With the models converted and the Python backend in place, the next phase concentrated on model ensembling. This process integrated various models and the Python processing scripts into a cohesive, streamlined pipeline capable of handling the entire ReID process within Triton.

Ensembling required careful coordination of input and output across different models and processing steps, optimising for both accuracy and throughput. This stage was critical for achieving a unified workflow that could process input data through the entire ReID sequence, from image pre-processing to generating final identification results.

Figure 2 : Overall Pipeline Ensemble Structure

Overcoming Challenges Through Collaboration and Innovation

Addressing the technical intricacies of each stage demanded not only a deep dive into Triton’s capabilities but also a collaborative effort with mentors and team members. Challenges such as ensuring seamless integration of the Python backend and fine-tuning the ensemble configurations were met with innovative solutions and persistent teamwork. The iterative development process allowed for continuous refinement, with each cycle revealing new insights and further enhancing the pipeline’s efficiency and robustness.

The creation of the Triton ReID pipeline highlighted the effectiveness of a phased, iterative approach in tackling complex technical challenges.

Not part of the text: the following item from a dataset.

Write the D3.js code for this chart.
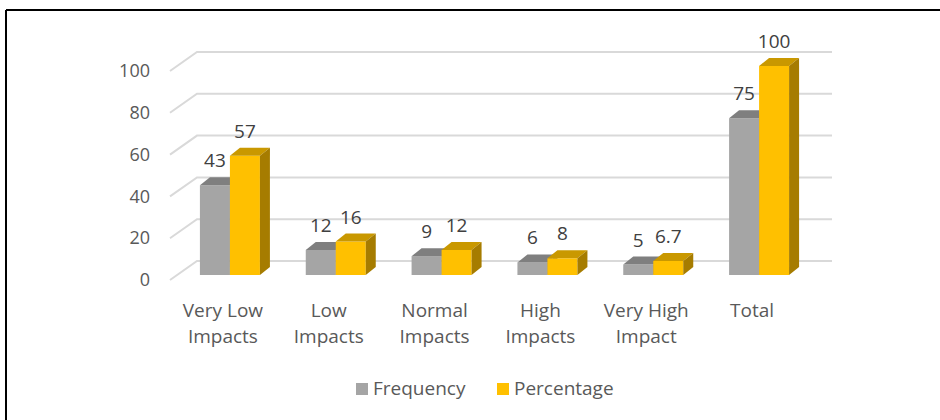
<!DOCTYPE html>
<html>
<head>
<meta charset="utf-8">
<script src="https://cdn.jsdelivr.net/npm/d3@7/dist/d3.min.js"></script>
<style>
  html, body { margin: 0; padding: 0; background: #fff; }
  svg { display: block; font-family: "Open Sans", sans-serif; }
</style>
</head>
<body>
<svg id="chart" width="940" height="420"></svg>
<script>
// Impact levels and their counts / shares
const categories = ["Very Low Impacts", "Low Impacts", "Normal Impacts", "High Impacts", "Very High Impact", "Total"];
const frequency = [43, 12, 9, 6, 5, 75];
const percentage = [57, 16, 12, 8, 6.7, 100];
const yTicks = [0, 20, 40, 60, 80, 100];
const seriesNames = ["Frequency", "Percentage"];

const svg = d3.select("#chart");

// Frame lines (top and left edge of the chart box)
svg.append("line").attr("x1", 6).attr("y1", 10).attr("x2", 940).attr("y2", 10)
  .attr("stroke", "#000").attr("stroke-width", 2);
svg.append("line").attr("x1", 6).attr("y1", 10).attr("x2", 6).attr("y2", 420)
  .attr("stroke", "#000").attr("stroke-width", 2);

// Back wall geometry and 3D depth offsets
const wallLeft = 197, wallRight = 832;
const floorDepth = { dx: -27, dy: 19 };   // front edge of floor relative to back wall
const barFront = { dx: -20, dy: 14 };     // front face of bars relative to back wall
const barDepth = { dx: 10, dy: -8 };      // depth of each bar

const x = d3.scaleBand().domain(categories).range([wallLeft, wallRight]);
const yBack = d3.scaleLinear().domain([0, 100]).range([261, 52]);

const palette = {
  Frequency: { front: "#A5A5A5", top: "#7F7F7F", side: "#6E6E6E" },
  Percentage: { front: "#FFC000", top: "#C99800", side: "#A67C00" }
};

// Gridlines: back wall + floor diagonal
const grid = svg.append("g").attr("stroke", "#D9D9D9").attr("stroke-width", 2).attr("fill", "none");
yTicks.forEach(t => {
  const yb = yBack(t);
  grid.append("path")
    .attr("d", `M${wallLeft + floorDepth.dx},${yb + floorDepth.dy} L${wallLeft},${yb} L${wallRight},${yb}`);
});

// Value axis labels on the front edge
const yFrontAxis = d3.scaleLinear().domain([0, 100])
  .range([yBack(0) + floorDepth.dy, yBack(100) + floorDepth.dy]);
const axis = d3.axisLeft(yFrontAxis).tickValues(yTicks).tickSize(0).tickPadding(0);
const axisG = svg.append("g").attr("transform", "translate(150,0)").call(axis);
axisG.select(".domain").remove();
axisG.selectAll("text")
  .attr("font-family", "Open Sans, sans-serif")
  .attr("font-size", 18)
  .attr("fill", "#595959");

// Bars
const yBar = d3.scaleLinear().domain([0, 100])
  .range([yBack(0) + barFront.dy, yBack(100) + barFront.dy]);
const barW = 30;
const series = [
  { name: "Frequency", values: frequency, offset: -barW },
  { name: "Percentage", values: percentage, offset: 0 }
];

const bars = svg.append("g");
const labels = svg.append("g")
  .attr("font-size", 19).attr("fill", "#404040").attr("text-anchor", "middle");

categories.forEach((c, i) => {
  const cx = x(c) + x.bandwidth() / 2 + barFront.dx;
  series.forEach(s => {
    const v = s.values[i];
    const x0 = cx + s.offset, x1 = x0 + barW;
    const yt = yBar(v), yb = yBar(0);
    const col = palette[s.name];
    const g = bars.append("g");
    g.append("path").attr("fill", col.front)
      .attr("d", `M${x0},${yb} L${x0},${yt} L${x1},${yt} L${x1},${yb} Z`);
    g.append("path").attr("fill", col.top)
      .attr("d", `M${x0},${yt} L${x0 + barDepth.dx},${yt + barDepth.dy} L${x1 + barDepth.dx},${yt + barDepth.dy} L${x1},${yt} Z`);
    g.append("path").attr("fill", col.side)
      .attr("d", `M${x1},${yt} L${x1 + barDepth.dx},${yt + barDepth.dy} L${x1 + barDepth.dx},${yb + barDepth.dy} L${x1},${yb} Z`);
    labels.append("text")
      .attr("x", (x0 + x1) / 2)
      .attr("y", yt - 18)
      .text(d3.format("~g")(v));
  });
});

// Category labels along the front floor edge
const catG = svg.append("g")
  .attr("font-size", 19).attr("fill", "#595959").attr("text-anchor", "middle");
categories.forEach(c => {
  const cx = x(c) + x.bandwidth() / 2 + floorDepth.dx;
  const k = c.lastIndexOf(" ");
  const lines = k > 0 ? [c.slice(0, k), c.slice(k + 1)] : [c];
  const t = catG.append("text").attr("x", cx).attr("y", 317);
  lines.forEach((ln, j) => {
    t.append("tspan").attr("x", cx).attr("y", 317 + j * 26).text(ln);
  });
});

// Legend
const legend = svg.append("g").attr("font-size", 19).attr("fill", "#595959");
const legendX = [356, 497];
seriesNames.forEach((n, i) => {
  const lg = legend.append("g").attr("transform", `translate(${legendX[i]},0)`);
  lg.append("rect").attr("x", 0).attr("y", 383).attr("width", 12).attr("height", 12)
    .attr("fill", palette[n].front);
  lg.append("text").attr("x", 17).attr("y", 395).text(n);
});
</script>
</body>
</html>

It demonstrated the importance of adaptability and meticulous planning in the development of advanced model-serving solutions.

Future Directions: Envisioning the Next Steps for the Triton ReID Pipeline

While the project to adapt the ReID pipeline for standalone use with NVIDIA’s Triton Inference Server has achieved significant milestones, the landscape of technology is ever-evolving, presenting new opportunities for enhancements and innovations. Reflecting on the project’s current state and the broader goals of advancing ReID capabilities, several areas for future development emerge as pivotal for sustaining progress and maximising impact.

Advanced Model Optimisation
Further refinement of model optimisation techniques stands as a critical area for future work. Leveraging newer advancements in AI and machine learning could significantly reduce inference latency and increase throughput, thereby enhancing the pipeline’s efficiency and scalability, especially in real-time applications.

Auto-Scaling and Resource Management
Implementing auto-scaling capabilities within Triton could dynamically adjust computational resources based on workload demands. This would not only optimise resource utilisation but also ensure that the pipeline remains robust under varying operational conditions, improving
its reliability and performance.

Modular Pipeline Enhancements
Enhancing the modularity of the pipeline to facilitate easier integration and customisation is another key direction. By developing more granular control over the pipeline’s components, users could tailor the system to meet specific requirements, thereby broadening the application scope of the ReID capabilities.

Looking Forward: Future Projects and Career Journey

The skills and insights gained from this project are not confined to the realm of model serving or even computer vision. They have broad applications across various domains of computer science and technology. As I look forward to my future career, I am excited about the opportunities to apply these learnings to new challenges and innovations.

Moreover, the experience of working on a cutting-edge project like the Triton ReID pipeline has strengthened my interest in pursuing advanced projects in AI and computer vision. The intersection of technology and real-world applications remains a profound area of interest for me, shaping my aspirations for future endeavours. I am grateful to my mentors, Ernest and Ying Hui, and the entire Computer Vision team at Digital Hub for their unwavering support, guidance, and encouragement. This internship has been a pivotal period of professional and personal growth, instilling in me a profound appreciation for the collaborative effort and innovative spirit that drives technological advancement.